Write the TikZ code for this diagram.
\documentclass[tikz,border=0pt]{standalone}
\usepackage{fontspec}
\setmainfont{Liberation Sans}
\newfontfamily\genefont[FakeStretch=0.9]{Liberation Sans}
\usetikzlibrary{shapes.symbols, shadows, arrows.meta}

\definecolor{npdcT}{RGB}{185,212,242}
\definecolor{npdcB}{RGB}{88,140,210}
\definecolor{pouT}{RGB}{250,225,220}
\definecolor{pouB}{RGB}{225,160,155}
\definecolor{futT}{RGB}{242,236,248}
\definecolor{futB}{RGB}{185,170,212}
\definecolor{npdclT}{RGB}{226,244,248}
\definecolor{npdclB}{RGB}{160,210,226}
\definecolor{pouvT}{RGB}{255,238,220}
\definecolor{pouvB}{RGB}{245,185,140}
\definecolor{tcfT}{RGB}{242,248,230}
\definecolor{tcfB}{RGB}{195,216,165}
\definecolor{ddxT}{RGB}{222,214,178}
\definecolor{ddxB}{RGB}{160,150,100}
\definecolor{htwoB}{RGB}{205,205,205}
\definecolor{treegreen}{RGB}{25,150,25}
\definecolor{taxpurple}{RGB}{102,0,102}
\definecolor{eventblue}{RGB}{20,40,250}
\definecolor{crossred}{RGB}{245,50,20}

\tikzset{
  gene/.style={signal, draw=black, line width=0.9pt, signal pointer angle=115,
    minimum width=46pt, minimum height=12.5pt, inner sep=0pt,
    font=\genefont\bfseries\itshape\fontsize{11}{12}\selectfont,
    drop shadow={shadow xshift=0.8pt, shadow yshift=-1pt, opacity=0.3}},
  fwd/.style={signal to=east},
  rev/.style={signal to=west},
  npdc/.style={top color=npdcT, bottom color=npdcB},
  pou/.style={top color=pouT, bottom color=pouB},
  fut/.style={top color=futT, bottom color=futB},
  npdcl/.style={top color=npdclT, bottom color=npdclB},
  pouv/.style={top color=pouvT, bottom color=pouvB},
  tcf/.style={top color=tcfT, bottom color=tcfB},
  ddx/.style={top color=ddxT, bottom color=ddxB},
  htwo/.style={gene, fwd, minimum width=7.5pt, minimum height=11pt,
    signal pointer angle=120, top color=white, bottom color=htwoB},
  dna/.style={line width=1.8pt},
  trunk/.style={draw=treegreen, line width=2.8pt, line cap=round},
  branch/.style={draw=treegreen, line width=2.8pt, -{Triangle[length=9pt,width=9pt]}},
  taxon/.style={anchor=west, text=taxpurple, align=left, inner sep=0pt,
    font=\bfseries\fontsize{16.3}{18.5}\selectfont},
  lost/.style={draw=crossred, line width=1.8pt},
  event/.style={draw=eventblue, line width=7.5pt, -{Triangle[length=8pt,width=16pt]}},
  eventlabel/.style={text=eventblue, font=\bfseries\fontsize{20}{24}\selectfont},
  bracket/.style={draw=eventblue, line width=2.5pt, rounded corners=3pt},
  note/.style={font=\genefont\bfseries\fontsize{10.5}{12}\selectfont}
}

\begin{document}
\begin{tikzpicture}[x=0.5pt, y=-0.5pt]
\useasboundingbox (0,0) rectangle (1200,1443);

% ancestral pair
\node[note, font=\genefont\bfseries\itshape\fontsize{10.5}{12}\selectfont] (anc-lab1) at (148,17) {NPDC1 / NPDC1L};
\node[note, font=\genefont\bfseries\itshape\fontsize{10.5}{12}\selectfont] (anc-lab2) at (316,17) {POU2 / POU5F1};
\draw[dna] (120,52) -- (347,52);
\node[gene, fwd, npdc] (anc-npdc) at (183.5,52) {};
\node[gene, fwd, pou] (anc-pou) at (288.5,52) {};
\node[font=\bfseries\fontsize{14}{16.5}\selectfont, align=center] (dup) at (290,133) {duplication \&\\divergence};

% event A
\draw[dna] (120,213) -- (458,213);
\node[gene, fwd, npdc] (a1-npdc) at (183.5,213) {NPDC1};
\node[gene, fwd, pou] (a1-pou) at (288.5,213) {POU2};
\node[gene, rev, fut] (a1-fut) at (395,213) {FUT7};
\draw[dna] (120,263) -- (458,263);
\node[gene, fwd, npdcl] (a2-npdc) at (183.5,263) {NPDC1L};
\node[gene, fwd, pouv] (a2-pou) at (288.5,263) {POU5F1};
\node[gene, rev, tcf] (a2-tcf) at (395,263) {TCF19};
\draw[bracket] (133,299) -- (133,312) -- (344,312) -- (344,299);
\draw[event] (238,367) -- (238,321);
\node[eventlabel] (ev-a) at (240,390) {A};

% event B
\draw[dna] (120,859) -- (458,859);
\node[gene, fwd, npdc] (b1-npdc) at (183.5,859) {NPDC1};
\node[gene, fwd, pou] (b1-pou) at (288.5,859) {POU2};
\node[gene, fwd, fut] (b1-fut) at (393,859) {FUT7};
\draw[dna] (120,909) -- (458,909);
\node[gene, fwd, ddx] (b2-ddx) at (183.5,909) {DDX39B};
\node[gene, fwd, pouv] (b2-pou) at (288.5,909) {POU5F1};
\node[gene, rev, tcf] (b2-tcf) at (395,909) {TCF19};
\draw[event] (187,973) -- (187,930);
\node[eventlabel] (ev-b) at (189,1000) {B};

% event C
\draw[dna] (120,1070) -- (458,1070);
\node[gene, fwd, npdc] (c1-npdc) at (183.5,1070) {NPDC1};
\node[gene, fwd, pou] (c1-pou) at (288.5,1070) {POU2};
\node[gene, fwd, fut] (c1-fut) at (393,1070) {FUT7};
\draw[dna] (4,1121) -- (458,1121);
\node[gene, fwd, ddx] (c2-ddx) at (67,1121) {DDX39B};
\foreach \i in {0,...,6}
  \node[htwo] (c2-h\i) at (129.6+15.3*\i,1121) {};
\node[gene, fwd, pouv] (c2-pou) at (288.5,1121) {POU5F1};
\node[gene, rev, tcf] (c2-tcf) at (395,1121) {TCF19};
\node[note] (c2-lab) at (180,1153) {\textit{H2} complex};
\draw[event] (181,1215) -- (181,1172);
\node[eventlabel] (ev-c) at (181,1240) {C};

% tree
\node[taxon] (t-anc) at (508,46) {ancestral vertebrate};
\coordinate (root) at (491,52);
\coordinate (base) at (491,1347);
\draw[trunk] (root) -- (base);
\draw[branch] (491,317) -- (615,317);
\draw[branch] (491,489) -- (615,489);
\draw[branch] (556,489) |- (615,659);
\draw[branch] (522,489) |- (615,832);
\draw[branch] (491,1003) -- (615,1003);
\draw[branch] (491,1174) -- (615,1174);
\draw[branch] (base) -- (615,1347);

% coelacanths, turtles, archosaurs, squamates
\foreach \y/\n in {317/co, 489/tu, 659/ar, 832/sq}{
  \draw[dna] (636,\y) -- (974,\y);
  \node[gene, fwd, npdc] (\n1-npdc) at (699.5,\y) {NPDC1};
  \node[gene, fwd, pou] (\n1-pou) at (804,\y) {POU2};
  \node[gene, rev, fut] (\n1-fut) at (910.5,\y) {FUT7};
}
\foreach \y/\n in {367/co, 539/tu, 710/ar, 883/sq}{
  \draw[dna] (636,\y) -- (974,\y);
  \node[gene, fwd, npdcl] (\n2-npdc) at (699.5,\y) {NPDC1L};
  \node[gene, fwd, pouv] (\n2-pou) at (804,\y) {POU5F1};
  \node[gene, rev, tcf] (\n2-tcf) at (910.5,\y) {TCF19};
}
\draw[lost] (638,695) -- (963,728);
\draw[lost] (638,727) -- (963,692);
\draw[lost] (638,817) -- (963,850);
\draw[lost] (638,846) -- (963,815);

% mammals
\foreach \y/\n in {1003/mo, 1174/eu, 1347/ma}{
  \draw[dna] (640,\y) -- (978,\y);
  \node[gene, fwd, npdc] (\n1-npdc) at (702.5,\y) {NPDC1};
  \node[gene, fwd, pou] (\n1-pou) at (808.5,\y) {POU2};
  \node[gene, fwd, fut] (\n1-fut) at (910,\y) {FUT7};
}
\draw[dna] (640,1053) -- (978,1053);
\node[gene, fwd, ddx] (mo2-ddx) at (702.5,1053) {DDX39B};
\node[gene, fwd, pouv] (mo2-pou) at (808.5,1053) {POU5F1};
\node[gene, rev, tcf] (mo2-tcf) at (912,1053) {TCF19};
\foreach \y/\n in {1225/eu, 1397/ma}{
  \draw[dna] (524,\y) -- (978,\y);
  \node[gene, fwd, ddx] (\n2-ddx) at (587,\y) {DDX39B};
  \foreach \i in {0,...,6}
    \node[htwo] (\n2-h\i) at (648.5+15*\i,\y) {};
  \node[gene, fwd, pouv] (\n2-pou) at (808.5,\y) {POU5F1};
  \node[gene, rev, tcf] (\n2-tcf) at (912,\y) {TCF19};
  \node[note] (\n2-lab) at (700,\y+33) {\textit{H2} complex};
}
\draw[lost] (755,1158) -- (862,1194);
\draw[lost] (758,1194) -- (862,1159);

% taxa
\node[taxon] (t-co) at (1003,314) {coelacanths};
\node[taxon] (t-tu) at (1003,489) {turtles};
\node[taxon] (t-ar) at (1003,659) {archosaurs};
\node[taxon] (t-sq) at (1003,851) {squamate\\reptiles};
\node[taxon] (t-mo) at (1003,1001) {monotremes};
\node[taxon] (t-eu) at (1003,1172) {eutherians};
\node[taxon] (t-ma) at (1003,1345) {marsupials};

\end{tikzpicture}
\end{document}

--

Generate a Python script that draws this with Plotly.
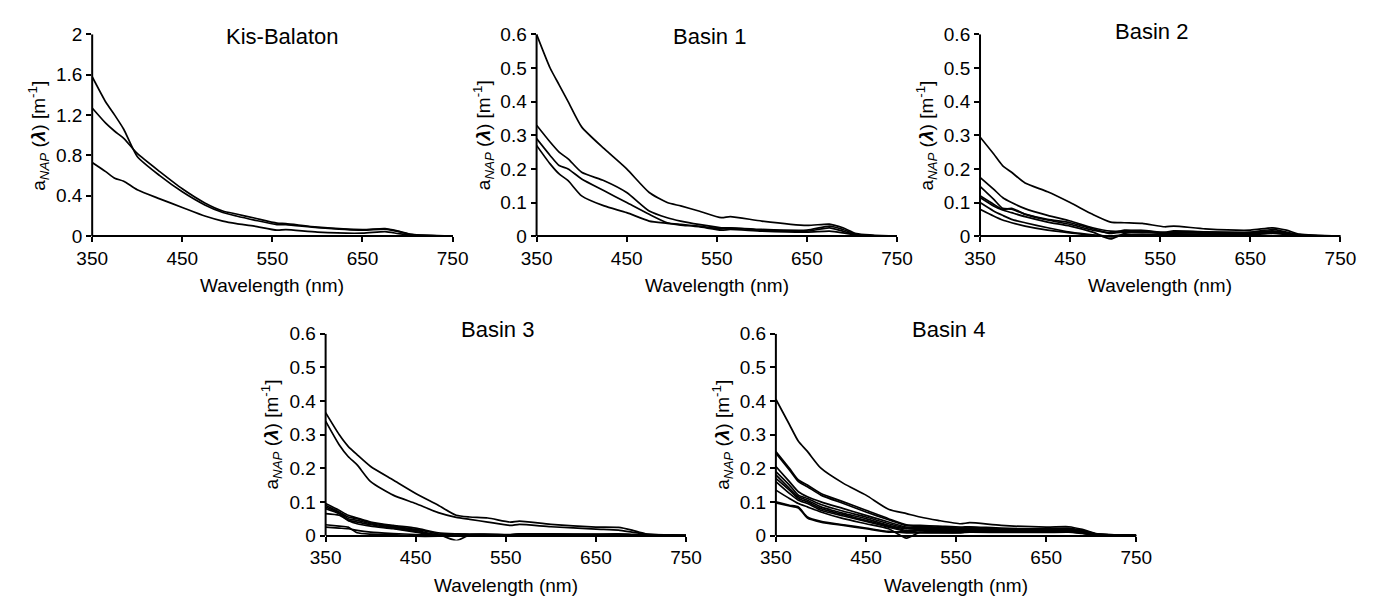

• **Given task**:
Pick out each line above that includes "this" and show it.

• **Solution**:
Write the TikZ code for this diagram.
Generate a Python script that draws this with Plotly.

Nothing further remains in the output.